Empu Barada atas perintah Raja Airlangga membagi dua wilayah Kahuripan dengan sebuah garis yang menjadi sungai Brantas, wilayah barat yaitu Panjalu/Kadiri beribukota di Daha diberikan kepada Sri Samarawijaya, sedangkan wilayah timur yakni Janggala beribukota di Kahuripan diberikan kepada Mapanji Garasakan.
Panjalu di bawah pemerintahan Sri Jayabhaya berhasil menggabungkan kembali Kadiri dan Janggala, serta mengalami masa kejayaan.

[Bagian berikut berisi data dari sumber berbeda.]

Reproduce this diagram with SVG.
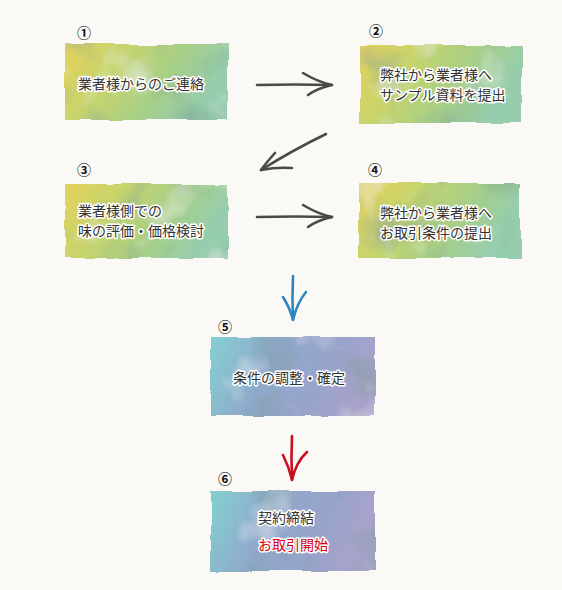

Wilayahnya meliputi seluruh Jawa dan beberapa pulau di Nusantara, bahkan mampu mengalahkan pengaruh Sriwijaya di Sumatera.
Kerajaan Kadiri runtuh pada masa pemerintahan Prabu Kertajaya, yang berselisih dengan para brahmana, karena berkeinginan disembah selayaknya dewa. Seorang akuwu Tumapel, Ken Arok (yang merebutnya dari Tunggul Ametung dengan bantuan Empu Gandring-Arok Dedes: Pramoedya Ananta Toer) yang mendapat restu para brahmana mampu mengalahkan Prabu Kertajaya, dan mendirikan Kerajaan Singasari.
Pada masa raja Kertanegara, Singasari luruh diserbu Kadiri yang diperintah oleh Jayakatwang, yang merupakan menantu Kertanegara. Jayakatwang dihancurkan oleh Raden Wijaya (juga menantu Kertanegara) dengan memanfaatkan bantuan tentara Mongol. Dengan tipu muslihat Raden Wijaya, tentara Mongol yang pada saat itu merupakan kekuatan adi daya nomor satu di dunia berhasil diusir secara memalukan dan pulang kembali ke negeri China dengan membawa luka.
Perang demi perang, darah dibalas dengan darah, pasang surut kekuasaan tak lebih dari keinginan untuk menunjukkan eksistensi sebuah kuasa, tangan yang menggenggam, dengan sebab akibat dan latar belakang masing-masing. Kunjungan ke museum Airlangga 15 Desember 2023, memberikan gambaran masa silam yang penuh dengan gejolak dan keriuhan.
Karena yang telah lewat adalah kaca benggala untuk menapak masa depan, maka kembali ke-Diri merupakan langkah awal untuk menemukan sejatinya hidup.